Is quantum entanglement an objective or subjective property? Imagine the following gedankenexperiment. Observer Alice is right here on Earth. Observer Bob is at say Alpha Centauri. A pair of maximally entangled qubits is formed with one qubit handed over to Observer Alice and the other sealed in a box on Pluto shielded from decoherence. It takes a few years for any signal to reach Observer Bob. Observer Alice measures her qubit and "collapses" it. To her, the pair of qubits is no longer entangled. However, for a few years, will Observer Bob think there is an entanglement? We have to be careful here. Once the qubit on Earth has been measured by Earthlings, the entanglement is "shared". By the well known monogamy of entanglement theorem, any correlation between both qubits by themselves will have become classical. However, Observer Bob, who has a very good working knowledge of quantum mechanics and relativity, knows that for a few hours, until light signals can reach Pluto, the system consisting of an expanding bubble around Earth and the Pluto qubit are in an entangled state. Alice, who lives inside this bubble, will beg to differ. Is quantum entanglement an objective or subjective property?
Closely related to Wigner's friend and intersubjectivity in quantum mechanics and Given entanglement, why is it permissible to consider the quantum state of subsystems?.
 A: Quantum entanglement is an objective property.
Naughty Troublemaker described a very interesting situation that make
quantum entanglement looks like a subjective property.
However, even in such a situation, quantum entanglement is still an objective property.
After Observer Alice measures her qubit and "collapses" it, the quantum entanglement is still there, but now the Bob's qubit is entangled
with a combined system formed by Alice and her qubit.
So before the measurement, Bob's qubit only entangles with Alice's qubit.
After Alice measures her qubit, Bob's qubit entangles with a combined system formed by Alice and her qubit.
A: Entanglement is objective.  This is easily seen in a simple example from nuclear magnetic resonance (NMR).  Start with two spins governed by an 'AB' static Hamilitonian, that is, withscalar coupling comparable in magnitude to the chemical shift difference.  (Look this up in Abragam's book if you are not familiar.)
It is impossible to make a one-quantum transition between eigenstates without disturbing both spins -- it is impossible to perturb one without perturbing the other.
In other terms, calculate the evolution of the density matrix following a nutation of both spins by pi/2.  The two-spin density matrix is not (repeat not) factorizable into the Kronecker product two one-spin density matrices.
The correct (machine observable) free induction signal cannot be computed without the entangled two-spin density matrix.  Nothing philosophical or speculative above this.
Therefore, Engtanglement is Objective. 
A: As the OP implicitly suggests, quantum entanglement is a subjective property.
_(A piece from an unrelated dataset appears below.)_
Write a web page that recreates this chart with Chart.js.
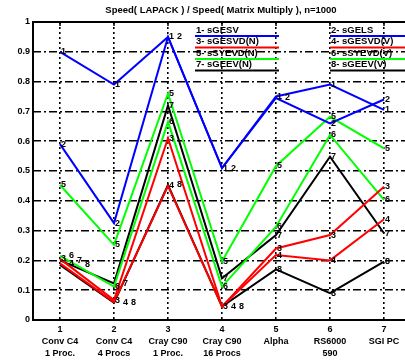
<!DOCTYPE html>
<html>
<head>
<meta charset="utf-8">
<script src="https://cdn.jsdelivr.net/npm/chart.js@4.4.0/dist/chart.umd.min.js"></script>
<style>
  html, body { margin: 0; padding: 0; background: #fff; overflow: hidden; width: 405px; height: 364px; }
  #wrap { position: relative; width: 412px; height: 364px; }
</style>
</head>
<body>
<div id="wrap"><canvas id="c" width="412" height="364"></canvas></div>
<script>
  const TITLE = "Speed( LAPACK ) / Speed( Matrix Multiply ), n=1000";

  // machines on the x axis (number, name, processors)
  const MACHINES = [
    ["1", "Conv C4", "1 Proc."],
    ["2", "Conv C4", "4 Procs"],
    ["3", "Cray C90", "1 Proc."],
    ["4", "Cray C90", "16 Procs"],
    ["5", "Alpha", ""],
    ["6", "RS6000", "590"],
    ["7", "SGI PC", ""],
  ];

  const ROUTINES = [
    "1- sGESV", "2- sGELS", "3- sGESVD(N)", "4- sGESVD(V)",
    "5- sSYEVD(N)", "6- sSYEVD(V)", "7- sGEEV(N)", "8- sGEEV(V)",
  ];
  const COLORS = ["#0000ff", "#0000ff", "#ff0000", "#ff0000", "#00ff00", "#00ff00", "#000000", "#000000"];

  const s1 = [0.90, 0.79, 0.95, 0.51, 0.75, 0.79, 0.705];
  const s2 = [0.59, 0.325, 0.95, 0.51, 0.745, 0.66, 0.74];
  const s3 = [0.205, 0.067, 0.61, 0.045, 0.24, 0.285, 0.447];
  const s4 = [0.19, 0.06, 0.45, 0.045, 0.218, 0.20, 0.338];
  const s5 = [0.453, 0.252, 0.76, 0.196, 0.517, 0.682, 0.576];
  const s6 = [0.215, 0.112, 0.665, 0.112, 0.313, 0.621, 0.403];
  const s7 = [0.20, 0.123, 0.72, 0.14, 0.285, 0.548, 0.291];
  const s8 = [0.185, 0.058, 0.453, 0.045, 0.17, 0.09, 0.196];
  const SERIES = [s1, s2, s3, s4, s5, s6, s7, s8];

  const Y_MIN = 0, Y_MAX = 1, Y_STEP = 0.1;

  const FONT = "Liberation Sans, Arial, sans-serif";

  // title, frame, top ticks, number labels and the legend
  const decorPlugin = {
    id: "decor",
    afterDatasetsDraw(chart) {
      const { ctx, chartArea: a, scales } = chart;
      ctx.save();

      // frame
      ctx.strokeStyle = "#000";
      ctx.lineWidth = 2;
      ctx.strokeRect(a.left, a.top, a.right - a.left, a.bottom - a.top);

      // small ticks along the top edge
      ctx.lineWidth = 1.5;
      MACHINES.forEach((m, i) => {
        const x = scales.x.getPixelForValue(i);
        ctx.beginPath();
        ctx.moveTo(x, a.top);
        ctx.lineTo(x, a.top + 4);
        ctx.stroke();
      });

      // series number at each point
      ctx.font = "bold 9px " + FONT;
      ctx.fillStyle = "#000";
      ctx.textAlign = "left";
      ctx.textBaseline = "middle";
      const placed = [];
      chart.data.datasets.forEach((ds, di) => {
        const meta = chart.getDatasetMeta(di);
        meta.data.forEach((pt) => {
          let x = pt.x + 1, y = pt.y;
          while (placed.some((p) => Math.abs(p.x - x) < 6 && Math.abs(p.y - y) < 6)) x += 8;
          placed.push({ x, y });
          ctx.fillText(String(di + 1), x, y);
        });
      });

      // legend: two columns, coloured line under each entry
      ctx.font = "bold 9.5px " + FONT;
      const colX = [196, 331];
      const colEnd = [279, 415];
      const rowY = [30, 41.5, 53, 64.5];
      ROUTINES.forEach((name, i) => {
        const col = i % 2, row = Math.floor(i / 2);
        ctx.fillStyle = "#000";
        ctx.fillText(name, colX[col], rowY[row]);
        ctx.strokeStyle = COLORS[i];
        ctx.lineWidth = 2;
        ctx.beginPath();
        ctx.moveTo(colX[col] - 1, rowY[row] + 6);
        ctx.lineTo(colEnd[col], rowY[row] + 6);
        ctx.stroke();
      });

      // title
      ctx.font = "bold 9.5px " + FONT;
      ctx.textAlign = "center";
      ctx.fillStyle = "#000";
      ctx.fillText(TITLE, (a.left + a.right) / 2 - 1, 10);

      ctx.restore();
    },
  };

  new Chart(document.getElementById("c"), {
    type: "line",
    data: {
      labels: MACHINES,
      datasets: SERIES.map((s, i) => ({
        label: ROUTINES[i],
        data: s,
        borderColor: COLORS[i],
        backgroundColor: COLORS[i],
        borderWidth: 2,
        pointRadius: 0,
        tension: 0,
        fill: false,
      })),
    },
    options: {
      responsive: false,
      animation: false,
      layout: { padding: { left: 0, top: 22, right: 1, bottom: 0 } },
      plugins: { legend: { display: false }, title: { display: false }, tooltip: { enabled: false } },
      scales: {
        x: {
          type: "category",
          offset: true,
          grid: { offset: false, color: "#000", lineWidth: 1.6, drawTicks: false },
          border: { display: false, dash: [2, 3] },
          ticks: {
            color: "#000",
            padding: 3,
            maxRotation: 0,
            autoSkip: false,
            font: { family: FONT, size: 9, weight: "bold", lineHeight: 1.35 },
          },
          afterFit(scale) { scale.height = 44; },
        },
        y: {
          min: Y_MIN,
          max: Y_MAX,
          grid: { color: "#000", lineWidth: 1.6, drawTicks: false },
          border: { display: false, dash: [8, 3, 2, 3] },
          ticks: {
            stepSize: Y_STEP,
            color: "#000",
            padding: 3,
            font: { family: FONT, size: 9, weight: "bold" },
            callback: (v) => (v === 0 ? "0" : v === 1 ? "1" : Number(v).toFixed(1)),
          },
          afterFit(scale) { scale.width = 33; },
        },
      },
    },
    plugins: [decorPlugin],
  });
</script>
</body>
</html>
It is an aspect of a subject's knowledge about some subsystems of the physical system one considers, namely some knowledge about the correlations.
Just like the "collapse" isn't an objective process but a change in the subjective knowledge about the observables, the detailed properties of the wave function – which is itself a collection of numbers encoding the subjective knowledge – including the entanglement between subsystems is subjective. The moment when the wave function "collapses" depends not only on the reference frame in the special relativistic sense; it also depends on whether or not an observer (a large enough object) is willing to associate a scheme of mutually complementary histories to some events affecting a physical system.
Much like in many other places in physics, this fundamental subjectivity or observer dependence leads to no contradictions and in most cases, it may be approximated by "objective properties". However, it's not possible to do so exactly. Fundamentally speaking, the wave function and all of its properties and events such as the entanglement and its "collapse" are just subjective entities or processes.
A: Well, for entanglements which are actually measurable in practice, there is practically an intersubjective agreement that entanglement exists. The OP's example involves a sort of "entanglement" which can only be measured by reflecting all the outgoing signals from Earth and a Loschmidt reversal. Impractical. In fact, whether such examples are entangled or not isn't empirical. The only reason why physicists doubling as armchair metaphysicians think there is entanglement is because their theory (relativistic quantum field theory) tells them that according to their theoretical framework, there ought to be entanglement. Purely rationalistic stuff. If you can't measure entanglement physically, it's not really entanglement. It's "head in the clouds" theoretical speculation.
A: It's objective.
If I hand you an ensemble of N photon pairs, such that each pair is entangled (but no pair is entangled with any other pair), you can detect their correlation with fidelity 1 - 2^-N. Another way of saying this is that, on measurement (2 measurements per pair) they will all be either the same (00 or 11) or all be different (01 or 10), up to system noise.
If I then hand you an ensemble of N uncorrelated photon pairs, you will measure randomness - i.e. you can directly observe the lack of correlation. Therefore entangled pairs look different to unentangled pairs simply by making two measurements per pair on an ensemble of size N pairs.
If N=1, you can only distinguish entangled from unentangled in the special case that you know a) the sign of the entanglement correlation, and b) measurement on the observed pair shows the opposite correlation. In this case entanglement is absent.